- **DATA LISTING**:
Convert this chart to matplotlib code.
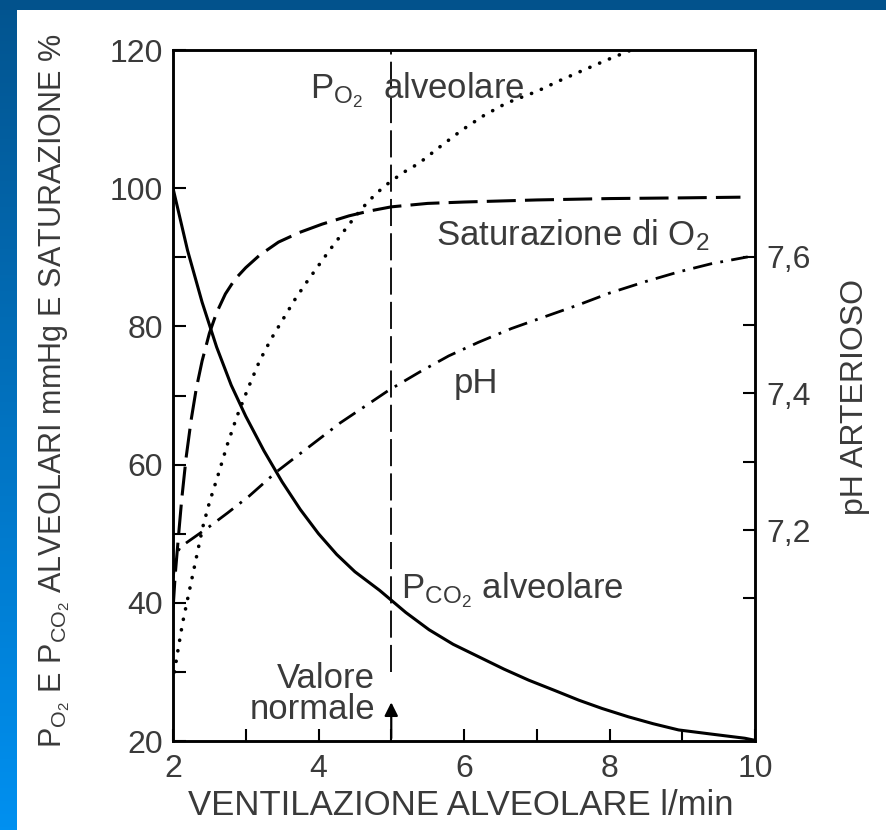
import numpy as np
import matplotlib
matplotlib.use('Agg')
import matplotlib.pyplot as plt
from matplotlib.colors import LinearSegmentedColormap

plt.rcParams['font.family'] = ['Liberation Sans', 'DejaVu Sans']
plt.rcParams['mathtext.fontset'] = 'custom'
plt.rcParams['mathtext.rm'] = 'Liberation Sans'
plt.rcParams['mathtext.it'] = 'Liberation Sans'
plt.rcParams['mathtext.default'] = 'rm'

TXT = '#3a3a3a'

# ventilazione alveolare (l/min) -> valori
pco2_x = [2.0, 2.2, 2.4, 2.6, 2.8, 3.0, 3.25, 3.5, 3.75, 4.0, 4.25, 4.5, 4.84, 5.2, 5.52,
          5.85, 6.2, 6.55, 6.89, 7.25, 7.58, 7.9, 8.26, 8.6, 8.95, 9.4, 9.86, 10.0]
pco2_y = [100, 91, 83.5, 77, 71.5, 67, 62, 57.5, 53.5, 50, 47, 44.5, 41.8, 38.6, 36.1,
          34, 32.2, 30.4, 28.8, 27.3, 25.9, 24.7, 23.5, 22.5, 21.6, 21.0, 20.4, 20.1]

po2_x = [2.02, 2.05, 2.09, 2.13, 2.19, 2.26, 2.33, 2.41, 2.5, 2.62, 2.75, 2.88, 3.03, 3.19,
         3.35, 3.51, 3.67, 3.83, 4.0, 4.15, 4.28, 4.4, 4.53, 4.66, 4.8, 4.97, 5.17, 5.38,
         5.67, 5.97, 6.27, 6.58, 6.8, 7.0, 7.3, 7.58, 7.95, 8.3]
po2_y = [30, 32, 34.5, 37, 40, 43.5, 47, 51, 54.5, 58.5, 63, 67, 71, 75,
         78.2, 81, 83.8, 86.3, 88.8, 91, 92.8, 94.5, 96.2, 97.8, 99.3, 100.8, 102.3, 103.6,
         106, 108.4, 110.5, 112.3, 113.2, 114, 115.5, 116.8, 118.5, 120]

sat_x = [2.0, 2.03, 2.07, 2.12, 2.18, 2.25, 2.32, 2.4, 2.5, 2.6, 2.72, 2.85, 3.0, 3.19,
         3.45, 3.74, 4.05, 4.42, 4.7, 5.0, 5.5, 6.0, 7.0, 8.0, 9.0, 9.8]
sat_y = [39, 44, 49, 55, 61, 66.5, 71, 75, 79, 82, 84.7, 86.8, 88.5, 90.3,
         92.2, 93.6, 94.8, 96.0, 96.7, 97.3, 97.8, 98.0, 98.3, 98.5, 98.6, 98.7]

ph_x = [2.0, 2.05, 2.1, 2.3, 2.5, 2.75, 3.05, 3.42, 3.7, 3.97, 4.3, 4.65, 4.97, 5.4,
        5.79, 6.2, 6.65, 7.1, 7.58, 8.0, 8.5, 8.95, 9.4, 9.9]
ph_y = [7.13, 7.165, 7.175, 7.19, 7.205, 7.225, 7.25, 7.285, 7.308, 7.33, 7.357, 7.382, 7.405, 7.432,
        7.455, 7.475, 7.495, 7.512, 7.53, 7.547, 7.564, 7.578, 7.59, 7.6]

NORMAL_VENT = 5.0

x_ticks = [2, 4, 6, 8, 10]
y_ticks = [20, 40, 60, 80, 100, 120]
ph_ticks = [7.2, 7.4, 7.6]
ph_labels = ['7,2', '7,4', '7,6']

fig = plt.figure(figsize=(8.86, 8.30), dpi=100)
fig.patch.set_facecolor('white')

# bordo blu (sfumatura a sinistra, banda in alto)
cmap = LinearSegmentedColormap.from_list('bl', ['#0090f0', '#03548f'])
strip = fig.add_axes([0, 0, 17 / 886, 1])
strip.imshow(np.linspace(0, 1, 256).reshape(-1, 1), aspect='auto', cmap=cmap, origin='lower')
strip.axis('off')
top = fig.add_axes([0, 1 - 10 / 830, 1, 10 / 830])
top.set_facecolor('#02528c')
top.set_xticks([]); top.set_yticks([])
for s in top.spines.values():
    s.set_visible(False)

ax = fig.add_axes([173 / 886, 1 - 741 / 830, 582 / 886, 691 / 830])
ax.set_xlim(2, 10)
ax.set_ylim(20, 120)

ax.plot(pco2_x, pco2_y, color='black', lw=2.2, solid_capstyle='round', solid_joinstyle='round')
ax.plot(po2_x, po2_y, color='black', lw=2.6, linestyle=(0, (0.05, 2.9)), dash_capstyle='round')
ax.plot(sat_x, sat_y, color='black', lw=2.2, linestyle=(0, (9.5, 3)))
ax.plot([NORMAL_VENT, NORMAL_VENT], [30, 120], color='black', lw=1.3, linestyle=(0, (15, 4)))
ax.annotate('', xy=(NORMAL_VENT, 26), xytext=(NORMAL_VENT, 20),
            arrowprops=dict(arrowstyle='-|>', color='black', lw=1.6, mutation_scale=20))

ax2 = ax.twinx()
ax2.set_ylim(6.891, 7.903)
ax2.plot(ph_x, ph_y, color='black', lw=2.0, linestyle=(0, (7, 3, 1, 3)))

ax.set_xticks(x_ticks)
ax.set_xticks([3, 5, 7, 9], minor=True)
ax.set_yticks(y_ticks)
ax.set_yticks([30, 50, 70, 90], minor=True)
ax.tick_params(axis='both', which='both', direction='in', length=9, width=1.5,
               colors='black', labelcolor=TXT, labelsize=23)
ax.tick_params(axis='x', pad=9)
ax.tick_params(axis='y', pad=7, right=False)
ax.tick_params(axis='x', top=False)

ax2.set_yticks(ph_ticks)
ax2.set_yticklabels(ph_labels)
ax2.set_yticks([7.1, 7.3, 7.5], minor=True)
ax2.tick_params(axis='y', which='both', direction='in', length=9, width=1.5,
                colors='black', labelcolor=TXT, labelsize=23, pad=8)

for a in (ax, ax2):
    for s in a.spines.values():
        s.set_linewidth(1.8)

fig.text(461 / 886, 1 - 815 / 830, 'VENTILAZIONE ALVEOLARE l/min',
         ha='center', va='baseline', fontsize=25, color=TXT)
fig.text(55 / 886, 1 - 391 / 830,
         r'P$_{O_2}$ E P$_{CO_2}$ ALVEOLARI mmHg E SATURAZIONE %',
         rotation=90, ha='center', va='center', fontsize=22, color=TXT)
fig.text(855 / 886, 1 - 397 / 830, 'pH ARTERIOSO', rotation=90,
         ha='center', va='center', fontsize=23, color=TXT)

ax.text(3.88, 114.2, r'P$_{O_2}$  alveolare', fontsize=25, color=TXT, va='center', ha='left')
ax.text(5.62, 93.2, r'Saturazione di O$_2$', fontsize=25, color=TXT, va='center', ha='left')
ax.text(5.86, 71.8, 'pH', fontsize=25, color=TXT, va='center', ha='left')
ax.text(5.14, 41.9, r'P$_{CO_2}$ alveolare', fontsize=25, color=TXT, va='center', ha='left')
ax.text(4.78, 26.8, 'Valore\nnormale', fontsize=25, color=TXT, va='center', ha='right',
        linespacing=0.95)

fig.savefig('out.png', dpi=100)
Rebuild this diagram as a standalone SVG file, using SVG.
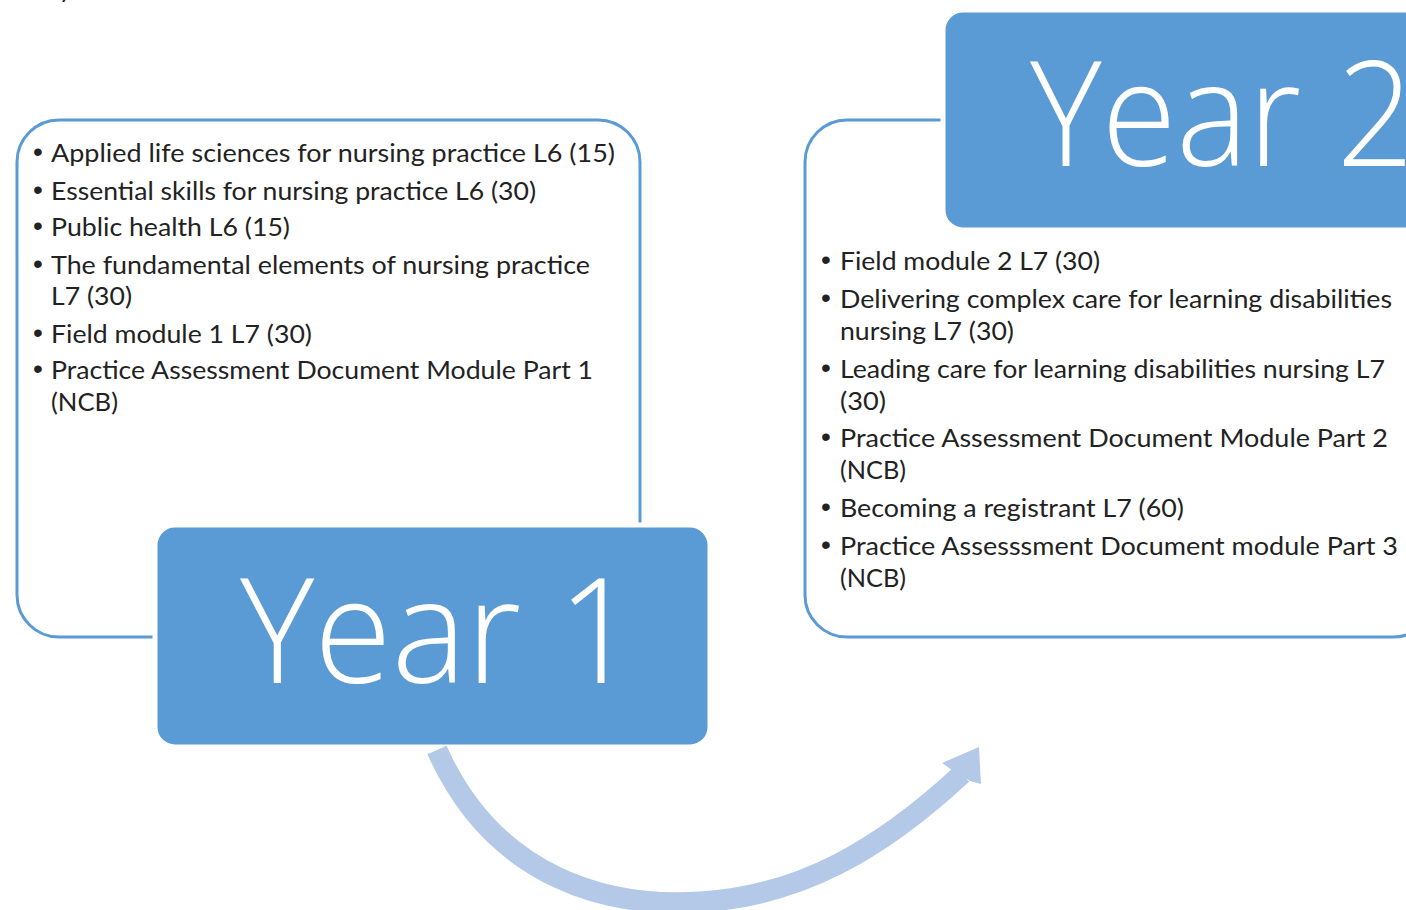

- **STATED GOAL**: Reproduce every entry exactly, but omit each picture.

- **REPLY TO THE EXERCISE**:
Convert this chart to matplotlib code.
import numpy as np
import matplotlib
matplotlib.use('Agg')
import matplotlib.pyplot as plt
from matplotlib.colors import LinearSegmentedColormap

plt.rcParams['font.family'] = ['Liberation Sans', 'DejaVu Sans']
plt.rcParams['mathtext.fontset'] = 'custom'
plt.rcParams['mathtext.rm'] = 'Liberation Sans'
plt.rcParams['mathtext.it'] = 'Liberation Sans'
plt.rcParams['mathtext.default'] = 'rm'

TXT = '#3a3a3a'

# ventilazione alveolare (l/min) -> valori
pco2_x = [2.0, 2.2, 2.4, 2.6, 2.8, 3.0, 3.25, 3.5, 3.75, 4.0, 4.25, 4.5, 4.84, 5.2, 5.52,
          5.85, 6.2, 6.55, 6.89, 7.25, 7.58, 7.9, 8.26, 8.6, 8.95, 9.4, 9.86, 10.0]
pco2_y = [100, 91, 83.5, 77, 71.5, 67, 62, 57.5, 53.5, 50, 47, 44.5, 41.8, 38.6, 36.1,
          34, 32.2, 30.4, 28.8, 27.3, 25.9, 24.7, 23.5, 22.5, 21.6, 21.0, 20.4, 20.1]

po2_x = [2.02, 2.05, 2.09, 2.13, 2.19, 2.26, 2.33, 2.41, 2.5, 2.62, 2.75, 2.88, 3.03, 3.19,
         3.35, 3.51, 3.67, 3.83, 4.0, 4.15, 4.28, 4.4, 4.53, 4.66, 4.8, 4.97, 5.17, 5.38,
         5.67, 5.97, 6.27, 6.58, 6.8, 7.0, 7.3, 7.58, 7.95, 8.3]
po2_y = [30, 32, 34.5, 37, 40, 43.5, 47, 51, 54.5, 58.5, 63, 67, 71, 75,
         78.2, 81, 83.8, 86.3, 88.8, 91, 92.8, 94.5, 96.2, 97.8, 99.3, 100.8, 102.3, 103.6,
         106, 108.4, 110.5, 112.3, 113.2, 114, 115.5, 116.8, 118.5, 120]

sat_x = [2.0, 2.03, 2.07, 2.12, 2.18, 2.25, 2.32, 2.4, 2.5, 2.6, 2.72, 2.85, 3.0, 3.19,
         3.45, 3.74, 4.05, 4.42, 4.7, 5.0, 5.5, 6.0, 7.0, 8.0, 9.0, 9.8]
sat_y = [39, 44, 49, 55, 61, 66.5, 71, 75, 79, 82, 84.7, 86.8, 88.5, 90.3,
         92.2, 93.6, 94.8, 96.0, 96.7, 97.3, 97.8, 98.0, 98.3, 98.5, 98.6, 98.7]

ph_x = [2.0, 2.05, 2.1, 2.3, 2.5, 2.75, 3.05, 3.42, 3.7, 3.97, 4.3, 4.65, 4.97, 5.4,
        5.79, 6.2, 6.65, 7.1, 7.58, 8.0, 8.5, 8.95, 9.4, 9.9]
ph_y = [7.13, 7.165, 7.175, 7.19, 7.205, 7.225, 7.25, 7.285, 7.308, 7.33, 7.357, 7.382, 7.405, 7.432,
        7.455, 7.475, 7.495, 7.512, 7.53, 7.547, 7.564, 7.578, 7.59, 7.6]

NORMAL_VENT = 5.0

x_ticks = [2, 4, 6, 8, 10]
y_ticks = [20, 40, 60, 80, 100, 120]
ph_ticks = [7.2, 7.4, 7.6]
ph_labels = ['7,2', '7,4', '7,6']

fig = plt.figure(figsize=(8.86, 8.30), dpi=100)
fig.patch.set_facecolor('white')

# bordo blu (sfumatura a sinistra, banda in alto)
cmap = LinearSegmentedColormap.from_list('bl', ['#0090f0', '#03548f'])
strip = fig.add_axes([0, 0, 17 / 886, 1])
strip.imshow(np.linspace(0, 1, 256).reshape(-1, 1), aspect='auto', cmap=cmap, origin='lower')
strip.axis('off')
top = fig.add_axes([0, 1 - 10 / 830, 1, 10 / 830])
top.set_facecolor('#02528c')
top.set_xticks([]); top.set_yticks([])
for s in top.spines.values():
    s.set_visible(False)

ax = fig.add_axes([173 / 886, 1 - 741 / 830, 582 / 886, 691 / 830])
ax.set_xlim(2, 10)
ax.set_ylim(20, 120)

ax.plot(pco2_x, pco2_y, color='black', lw=2.2, solid_capstyle='round', solid_joinstyle='round')
ax.plot(po2_x, po2_y, color='black', lw=2.6, linestyle=(0, (0.05, 2.9)), dash_capstyle='round')
ax.plot(sat_x, sat_y, color='black', lw=2.2, linestyle=(0, (9.5, 3)))
ax.plot([NORMAL_VENT, NORMAL_VENT], [30, 120], color='black', lw=1.3, linestyle=(0, (15, 4)))
ax.annotate('', xy=(NORMAL_VENT, 26), xytext=(NORMAL_VENT, 20),
            arrowprops=dict(arrowstyle='-|>', color='black', lw=1.6, mutation_scale=20))

ax2 = ax.twinx()
ax2.set_ylim(6.891, 7.903)
ax2.plot(ph_x, ph_y, color='black', lw=2.0, linestyle=(0, (7, 3, 1, 3)))

ax.set_xticks(x_ticks)
ax.set_xticks([3, 5, 7, 9], minor=True)
ax.set_yticks(y_ticks)
ax.set_yticks([30, 50, 70, 90], minor=True)
ax.tick_params(axis='both', which='both', direction='in', length=9, width=1.5,
               colors='black', labelcolor=TXT, labelsize=23)
ax.tick_params(axis='x', pad=9)
ax.tick_params(axis='y', pad=7, right=False)
ax.tick_params(axis='x', top=False)

ax2.set_yticks(ph_ticks)
ax2.set_yticklabels(ph_labels)
ax2.set_yticks([7.1, 7.3, 7.5], minor=True)
ax2.tick_params(axis='y', which='both', direction='in', length=9, width=1.5,
                colors='black', labelcolor=TXT, labelsize=23, pad=8)

for a in (ax, ax2):
    for s in a.spines.values():
        s.set_linewidth(1.8)

fig.text(461 / 886, 1 - 815 / 830, 'VENTILAZIONE ALVEOLARE l/min',
         ha='center', va='baseline', fontsize=25, color=TXT)
fig.text(55 / 886, 1 - 391 / 830,
         r'P$_{O_2}$ E P$_{CO_2}$ ALVEOLARI mmHg E SATURAZIONE %',
         rotation=90, ha='center', va='center', fontsize=22, color=TXT)
fig.text(855 / 886, 1 - 397 / 830, 'pH ARTERIOSO', rotation=90,
         ha='center', va='center', fontsize=23, color=TXT)

ax.text(3.88, 114.2, r'P$_{O_2}$  alveolare', fontsize=25, color=TXT, va='center', ha='left')
ax.text(5.62, 93.2, r'Saturazione di O$_2$', fontsize=25, color=TXT, va='center', ha='left')
ax.text(5.86, 71.8, 'pH', fontsize=25, color=TXT, va='center', ha='left')
ax.text(5.14, 41.9, r'P$_{CO_2}$ alveolare', fontsize=25, color=TXT, va='center', ha='left')
ax.text(4.78, 26.8, 'Valore\nnormale', fontsize=25, color=TXT, va='center', ha='right',
        linespacing=0.95)

fig.savefig('out.png', dpi=100)
Rebuild this diagram as a standalone SVG file, using SVG.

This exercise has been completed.